Importante è però capire quali siano le tappe di questo programma europeo, mio amico PC: le persone, dopo aver richiesto asilo nello stato di arrivo, possono essere trasferite nel Paese di ricollocazione per l’esame della domanda di protezione internazionale. Sembra semplice, ma non lo è: alla base vi è (o dovrebbe esservi) uno scambio di informazioni tra gli Stati di partenza e quelli di ricollocamento, secondo il quale ogni Paese di destinazione comunica il numero di richiedenti che avrà modo di essere ricollocato in modo rapido. Ciò che devono fare Italia e Grecia, invece, è identificare i candidati e comprendere il potenziale Paese di destinazione, sulla base della possibilità del candidato di integrarsi (tenendo conto di eventuali vincoli culturali o familiari e delle capacità linguistiche). Tutta questa procedura dovrebbe svolgersi entro due mesi da quando gli Stati di ricollocazione comunicano la disponibilità di posti, ma sei un computer, quindi poco senso avrebbe dirti che la prassi è ben diversa.

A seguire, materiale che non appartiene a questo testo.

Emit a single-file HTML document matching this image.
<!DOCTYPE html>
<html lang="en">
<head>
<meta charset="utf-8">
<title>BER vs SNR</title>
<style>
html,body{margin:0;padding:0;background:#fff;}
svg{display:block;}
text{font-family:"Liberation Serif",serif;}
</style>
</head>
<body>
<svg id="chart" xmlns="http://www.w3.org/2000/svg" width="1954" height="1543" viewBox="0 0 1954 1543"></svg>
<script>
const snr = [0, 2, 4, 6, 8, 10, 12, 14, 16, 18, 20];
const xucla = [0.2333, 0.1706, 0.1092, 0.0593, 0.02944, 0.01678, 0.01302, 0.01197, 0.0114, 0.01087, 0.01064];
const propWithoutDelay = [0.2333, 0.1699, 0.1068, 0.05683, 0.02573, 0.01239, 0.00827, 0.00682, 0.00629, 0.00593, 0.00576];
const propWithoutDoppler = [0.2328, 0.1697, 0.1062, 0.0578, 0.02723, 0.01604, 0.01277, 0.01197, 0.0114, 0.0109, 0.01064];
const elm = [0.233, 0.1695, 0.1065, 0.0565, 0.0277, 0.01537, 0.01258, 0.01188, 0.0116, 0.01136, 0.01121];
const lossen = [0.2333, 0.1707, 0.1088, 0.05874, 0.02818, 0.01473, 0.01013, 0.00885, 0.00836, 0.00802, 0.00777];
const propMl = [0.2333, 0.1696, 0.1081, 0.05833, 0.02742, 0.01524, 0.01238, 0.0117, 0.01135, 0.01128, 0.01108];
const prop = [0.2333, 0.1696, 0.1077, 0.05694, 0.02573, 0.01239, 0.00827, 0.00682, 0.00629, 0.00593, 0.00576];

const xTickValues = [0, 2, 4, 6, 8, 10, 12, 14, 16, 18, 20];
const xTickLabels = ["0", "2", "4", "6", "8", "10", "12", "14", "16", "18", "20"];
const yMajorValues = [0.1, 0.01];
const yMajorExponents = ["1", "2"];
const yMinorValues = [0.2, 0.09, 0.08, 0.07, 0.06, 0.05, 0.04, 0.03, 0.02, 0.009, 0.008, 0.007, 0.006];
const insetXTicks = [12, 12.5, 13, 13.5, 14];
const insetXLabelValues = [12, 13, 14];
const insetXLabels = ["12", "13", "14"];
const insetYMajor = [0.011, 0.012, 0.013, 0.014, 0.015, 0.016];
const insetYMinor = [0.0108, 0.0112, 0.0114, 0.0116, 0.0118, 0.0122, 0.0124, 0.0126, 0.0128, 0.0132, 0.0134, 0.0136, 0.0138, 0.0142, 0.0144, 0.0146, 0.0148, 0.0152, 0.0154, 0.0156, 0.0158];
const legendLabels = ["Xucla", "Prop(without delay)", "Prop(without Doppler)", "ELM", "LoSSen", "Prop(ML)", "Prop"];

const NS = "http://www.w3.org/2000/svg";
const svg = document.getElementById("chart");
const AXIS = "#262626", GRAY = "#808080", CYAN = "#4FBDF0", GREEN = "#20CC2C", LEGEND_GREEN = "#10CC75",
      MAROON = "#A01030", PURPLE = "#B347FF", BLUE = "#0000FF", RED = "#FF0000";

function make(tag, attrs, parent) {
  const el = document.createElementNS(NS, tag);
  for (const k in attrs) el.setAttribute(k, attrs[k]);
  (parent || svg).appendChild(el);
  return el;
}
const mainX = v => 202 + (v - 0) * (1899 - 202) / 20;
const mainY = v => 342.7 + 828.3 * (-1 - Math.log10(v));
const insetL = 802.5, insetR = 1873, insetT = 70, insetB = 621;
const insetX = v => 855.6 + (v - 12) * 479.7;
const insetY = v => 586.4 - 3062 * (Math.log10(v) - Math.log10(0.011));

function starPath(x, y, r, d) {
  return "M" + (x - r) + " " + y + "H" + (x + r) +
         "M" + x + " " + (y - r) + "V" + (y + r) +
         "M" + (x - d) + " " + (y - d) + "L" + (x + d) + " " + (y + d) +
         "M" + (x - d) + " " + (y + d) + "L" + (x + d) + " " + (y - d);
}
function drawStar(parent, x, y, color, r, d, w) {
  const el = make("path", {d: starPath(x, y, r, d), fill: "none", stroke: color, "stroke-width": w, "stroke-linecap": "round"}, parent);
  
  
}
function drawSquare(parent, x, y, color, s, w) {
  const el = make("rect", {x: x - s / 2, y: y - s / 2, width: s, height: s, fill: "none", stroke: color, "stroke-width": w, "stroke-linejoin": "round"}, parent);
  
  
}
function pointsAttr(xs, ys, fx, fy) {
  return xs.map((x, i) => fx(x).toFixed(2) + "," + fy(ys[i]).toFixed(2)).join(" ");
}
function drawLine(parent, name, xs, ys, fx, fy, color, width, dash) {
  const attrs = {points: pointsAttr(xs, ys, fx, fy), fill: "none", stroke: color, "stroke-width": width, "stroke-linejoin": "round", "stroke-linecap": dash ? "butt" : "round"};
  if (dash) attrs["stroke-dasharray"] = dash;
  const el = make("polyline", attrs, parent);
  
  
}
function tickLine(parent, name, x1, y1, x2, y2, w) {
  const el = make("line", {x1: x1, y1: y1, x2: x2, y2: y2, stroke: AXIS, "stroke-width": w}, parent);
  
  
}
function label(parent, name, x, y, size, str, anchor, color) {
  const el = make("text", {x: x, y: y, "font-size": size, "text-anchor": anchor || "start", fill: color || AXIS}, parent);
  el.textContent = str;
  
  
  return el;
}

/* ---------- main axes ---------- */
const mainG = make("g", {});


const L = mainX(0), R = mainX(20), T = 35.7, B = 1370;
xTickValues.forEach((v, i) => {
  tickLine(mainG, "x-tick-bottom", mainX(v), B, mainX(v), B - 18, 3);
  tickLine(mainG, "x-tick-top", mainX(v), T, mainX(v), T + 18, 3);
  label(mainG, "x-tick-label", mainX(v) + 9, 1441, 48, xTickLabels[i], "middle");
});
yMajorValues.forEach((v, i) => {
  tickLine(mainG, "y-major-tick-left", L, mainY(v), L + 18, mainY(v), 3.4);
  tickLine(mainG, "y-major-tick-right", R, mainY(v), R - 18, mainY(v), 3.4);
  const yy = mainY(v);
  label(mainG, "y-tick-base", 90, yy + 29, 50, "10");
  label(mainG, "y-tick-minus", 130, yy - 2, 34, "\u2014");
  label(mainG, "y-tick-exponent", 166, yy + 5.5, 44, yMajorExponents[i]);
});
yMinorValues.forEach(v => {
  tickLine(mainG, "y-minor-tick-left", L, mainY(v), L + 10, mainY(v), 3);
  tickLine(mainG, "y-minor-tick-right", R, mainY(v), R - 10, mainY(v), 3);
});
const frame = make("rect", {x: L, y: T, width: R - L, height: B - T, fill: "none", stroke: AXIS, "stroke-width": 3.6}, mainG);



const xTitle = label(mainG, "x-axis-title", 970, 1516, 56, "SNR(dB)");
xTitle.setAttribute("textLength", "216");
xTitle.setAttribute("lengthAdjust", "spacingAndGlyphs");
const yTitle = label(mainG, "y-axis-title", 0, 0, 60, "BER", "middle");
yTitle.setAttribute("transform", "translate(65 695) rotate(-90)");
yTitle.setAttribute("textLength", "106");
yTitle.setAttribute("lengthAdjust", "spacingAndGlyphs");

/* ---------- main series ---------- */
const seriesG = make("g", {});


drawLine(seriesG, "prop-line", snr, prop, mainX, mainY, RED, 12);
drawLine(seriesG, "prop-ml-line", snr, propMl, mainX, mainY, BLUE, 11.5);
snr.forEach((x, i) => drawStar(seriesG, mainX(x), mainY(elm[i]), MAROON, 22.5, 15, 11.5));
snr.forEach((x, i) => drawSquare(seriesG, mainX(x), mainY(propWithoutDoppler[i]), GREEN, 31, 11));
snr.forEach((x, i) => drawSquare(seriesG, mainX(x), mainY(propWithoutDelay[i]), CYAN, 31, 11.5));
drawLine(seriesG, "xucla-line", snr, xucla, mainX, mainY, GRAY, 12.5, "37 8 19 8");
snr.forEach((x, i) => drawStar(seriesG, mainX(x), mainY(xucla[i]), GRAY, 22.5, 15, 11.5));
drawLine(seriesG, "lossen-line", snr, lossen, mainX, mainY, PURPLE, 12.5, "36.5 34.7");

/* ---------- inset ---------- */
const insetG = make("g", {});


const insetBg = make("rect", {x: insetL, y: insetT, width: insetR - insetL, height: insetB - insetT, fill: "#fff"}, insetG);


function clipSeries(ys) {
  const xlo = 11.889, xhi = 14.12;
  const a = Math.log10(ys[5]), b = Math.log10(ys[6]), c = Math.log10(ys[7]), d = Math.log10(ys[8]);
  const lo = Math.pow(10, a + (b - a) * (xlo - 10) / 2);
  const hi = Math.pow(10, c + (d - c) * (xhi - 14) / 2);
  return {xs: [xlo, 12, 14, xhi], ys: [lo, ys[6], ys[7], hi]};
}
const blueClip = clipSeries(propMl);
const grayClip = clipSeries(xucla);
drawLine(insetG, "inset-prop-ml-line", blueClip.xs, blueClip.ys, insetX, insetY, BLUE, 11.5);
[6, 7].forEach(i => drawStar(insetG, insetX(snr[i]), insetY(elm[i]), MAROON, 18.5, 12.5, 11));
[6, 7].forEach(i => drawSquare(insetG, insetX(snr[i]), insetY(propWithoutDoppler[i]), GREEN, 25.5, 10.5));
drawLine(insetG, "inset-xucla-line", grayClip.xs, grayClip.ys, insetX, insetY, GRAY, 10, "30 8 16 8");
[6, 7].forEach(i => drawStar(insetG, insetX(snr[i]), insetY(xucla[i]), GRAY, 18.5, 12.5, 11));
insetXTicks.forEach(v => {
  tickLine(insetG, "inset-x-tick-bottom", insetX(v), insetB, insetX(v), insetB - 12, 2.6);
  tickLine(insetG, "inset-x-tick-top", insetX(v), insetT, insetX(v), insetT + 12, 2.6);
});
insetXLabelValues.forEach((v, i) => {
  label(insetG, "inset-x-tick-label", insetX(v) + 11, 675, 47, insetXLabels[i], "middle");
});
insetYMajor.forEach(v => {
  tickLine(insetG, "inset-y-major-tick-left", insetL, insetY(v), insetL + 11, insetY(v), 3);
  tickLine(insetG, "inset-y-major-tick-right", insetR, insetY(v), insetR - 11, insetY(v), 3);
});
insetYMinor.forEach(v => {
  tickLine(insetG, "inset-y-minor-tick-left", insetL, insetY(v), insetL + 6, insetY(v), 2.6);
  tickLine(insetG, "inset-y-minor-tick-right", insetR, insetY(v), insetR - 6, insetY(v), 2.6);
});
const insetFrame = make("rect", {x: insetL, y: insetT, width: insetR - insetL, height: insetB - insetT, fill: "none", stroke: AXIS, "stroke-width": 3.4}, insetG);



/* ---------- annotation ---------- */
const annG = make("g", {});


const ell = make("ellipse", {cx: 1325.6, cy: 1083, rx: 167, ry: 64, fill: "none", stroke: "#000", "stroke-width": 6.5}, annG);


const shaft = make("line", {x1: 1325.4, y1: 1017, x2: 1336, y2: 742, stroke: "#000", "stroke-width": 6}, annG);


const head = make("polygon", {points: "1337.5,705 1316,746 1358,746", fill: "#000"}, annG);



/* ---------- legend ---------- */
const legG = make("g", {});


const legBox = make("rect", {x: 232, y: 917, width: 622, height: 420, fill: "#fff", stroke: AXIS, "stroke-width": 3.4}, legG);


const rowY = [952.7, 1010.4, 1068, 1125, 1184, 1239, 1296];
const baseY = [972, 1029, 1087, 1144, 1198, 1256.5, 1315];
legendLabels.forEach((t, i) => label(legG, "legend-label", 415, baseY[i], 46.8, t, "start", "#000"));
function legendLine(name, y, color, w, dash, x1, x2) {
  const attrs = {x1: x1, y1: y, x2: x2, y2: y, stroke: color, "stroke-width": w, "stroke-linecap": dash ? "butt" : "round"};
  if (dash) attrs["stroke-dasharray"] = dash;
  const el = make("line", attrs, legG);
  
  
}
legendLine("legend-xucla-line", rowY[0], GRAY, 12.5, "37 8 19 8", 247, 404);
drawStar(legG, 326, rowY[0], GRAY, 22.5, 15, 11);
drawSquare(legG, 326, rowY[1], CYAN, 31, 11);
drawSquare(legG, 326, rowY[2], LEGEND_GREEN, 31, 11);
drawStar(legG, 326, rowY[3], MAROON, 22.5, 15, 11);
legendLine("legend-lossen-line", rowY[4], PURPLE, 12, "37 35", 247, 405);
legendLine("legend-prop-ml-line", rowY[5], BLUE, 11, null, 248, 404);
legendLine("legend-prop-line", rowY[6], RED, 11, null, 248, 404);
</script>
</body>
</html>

La realtà vede tempi di attesa lunghissimi – fino a sette mesi – nei quali i richiedenti vengono spostati da un centro italiano all’altro, spesso strutture sovraffollate, isolate e prive di mediatori culturali. Una volta ricevuta la risposta sulla destinazione finale la situazione spesso si fa ancora meno rosea: molti rifugiati vengono allocati in Paesi ben lontani dall’ideale di sogno europeo, in località di provincia e con un sistema economico e politico traballanti. Sebbene infatti fra i Paesi partecipanti al programma vi siano le ambitissime Germania e Francia, nel gioco d’azzardo al quale le speranze dei rifugiati sono legate il «premio» finale potrebbe consistere in un soggiorno di lungo periodo in Ungheria o Romania, paesi il cui sistema Welfare poco rimanda al concetto di benessere.

Alla luce delle disfunzioni di un programma che aveva generato grandi speranze nel lavoro degli addetti al settore e- soprattutto- nelle aspettative dei migranti, quasi inizia ad apparire logico il segno rosso con il quale il mio PC mostra il suo disappunto nel leggere la parola Relocation.

L’errore di Sistema c’è, non è facile darne una spiegazione ai migranti e purtroppo non esiste una soluzione rapida ed efficacie come il correttore automatico.